Similarly to its use cases in other verticals, location verification can check whether a user’s location at onboarding to a new banking app matches their actual, real-world location. Most users handle sensitive transactions like account creation from a trusted location like their home, so someone who opens an account from their reported address or the address on their photo ID is much lower risk than someone who opens an account dozens or even thousands of miles away.
Location verification can also be used to build a picture of someone’s location behavior that’s unique to them. This location fingerprint can then be used as a location authentication measure—if an online customer suddenly transacts far outside their typical stomping grounds, those transactions can be treated as higher risk and step-up authentication measures deployed accordingly.
It should be clear that location verification is a powerful tool in the fight against fraud, but with that said, there’s still some important things to keep in mind.
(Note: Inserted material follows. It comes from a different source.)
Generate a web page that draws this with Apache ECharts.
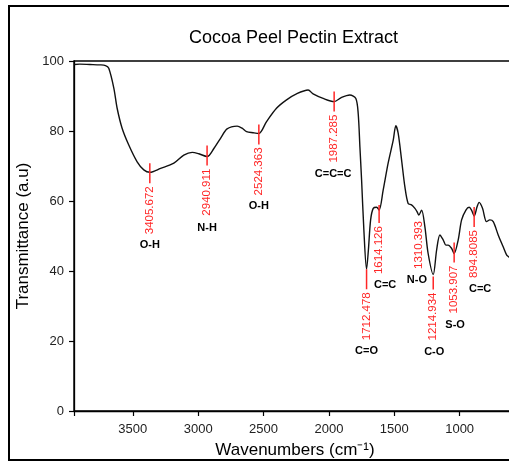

Namely, that tamper-resistance is paramount, and that some location signals or combinations of signals are stronger than others.
At Incognia, we combine WiFi, GPS, Bluetooth, cellular, and device signals to create a holistic picture of a device’s location that’s much more persistent than GPS or IP address alone. What’s more, the combination of nearby signals, such as WiFi and Bluetooth, makes this location data much more difficult to spoof or replicate than legacy location signals. If a fraudster can just spoof their location to pass a verification check, then it’s not doing its job.
However, with tamper-resistant location technology in place, fraud fighters add a powerful tool to their fraud prevention and user authentication stack. Verifying user location is one resilient component of a solid fraud prevention strategy.